Bagaimana jika kita memperoleh uang yang sudah jelek kondisinya? 
Jika kita menerima uang yang lusuh, rusak (tapi masih bisa dikenali keasliannya), atau uang yang sudah tidak berlaku, kita bisa menukarkan dengan uang yang baru di kantor-kantor Bank Indonesia [3].

3. Mengenali sepenuhnya

Tak kenal maka tak sayang, begitulah ungkapan yang begitu tersohor. Bagaimana kita mau mencintai rupiah, jika kita belum mengenalinya? Oleh karena itu, untuk bisa mencintai rupiah, kita harus mengenal terlebih dahulu uang rupiah kita. Yang pertama adalah mengenali ciri-ciri keaslian uang rupiah, sehingga kita bisa membedakan uang yang asli dengan yang palsu.
Berikut ini ciri-ciri uang Rupiah emisi 2016 [4], yuk disimak:

ciri uang kertas Rp 1.000 emisi 2016

ciri uang kertas Rp 2.000 emisi 2016

ciri uang kertas Rp 5.000 emisi 2016

ciri uang kertas Rp 10.000 emisi 2016

ciri uang kertas Rp 20.000 emisi 2016

ciri uang kertas Rp 50.000 emisi 2016

ciri uang kertas Rp 100.000 emisi 2016

ciri uang koin Rp 100 emisi 2016

ciri uang koin Rp 200 emisi 2016

ciri uang koin Rp 500 emisi 2016

ciri uang koin Rp 1.000 emisi 2016
Setelah mengenal ciri-ciri fisik dan keasliannya, sebagai penghargaan bagi para pahlawan yang dikenang dalam setiap cetakan uang tersebut, kita dapat membaca sejarah perjuangan mereka. Dengan membaca dan memahami perjuangan para pahlawan, kita akan lebih peduli dalam merawat setiap rupiah yang kita miliki. Selain itu, sebagai generasi muda, kita dapat belajar dari perjuangan mereka untuk mengisi kemerdekaan dengan sebaik-baiknya.

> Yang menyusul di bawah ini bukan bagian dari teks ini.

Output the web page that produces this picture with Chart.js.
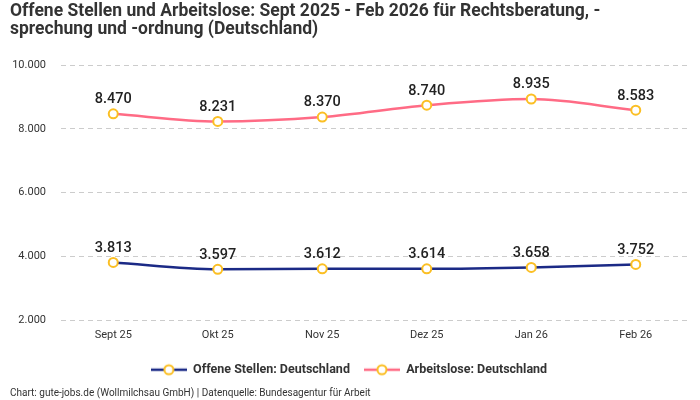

Nah, itu tadi tiga langkah untuk mencintai rupiah, sederhana bukan? Meskipun sederhana, tapi memang tidak mudah. 

Dengan merawat rupiah, akan memberikan kemudahan bagi kita sendiri dalam setiap transaksi, karena keaslian uang rupiah kita mudah dikenali. Selain itu, untuk melakukan transaksi dengan uang kertas secara elektronik, seperti di mesin ATM dan mesin isi ulang Kartu Multi Trip KRL, uang kertas yang digunakan harus dalam kondisi baik dan tidak terlipat. Dengan menjaga uang kita tetap rapi dan tidak terlipat, kita akan dapat melakukan transaksi dengan lebih cepat.

Mari kita cintai rupiah dengan cara bangga dan setia untuk menggunakannya, termasuk bangga memakai produk buatan Indonesia. Kemudian, selalu menjaga dan merawatnya dengan baik, serta tidak lupa untuk mengenali ciri-cirinya. Sebagai tambahan, mempelajari perjuangan para pahlawan agar kita lebih memahami betapa besar perjuangan mereka dan menjadi inspirasi bagi kita sebagai generasi penerus. Mencintai rupiah adalah salah satu langkah untuk mencintai Indonesia. Karena dengan menjaga rupiah, berarti kita telah menjaga kedaulatan bangsa.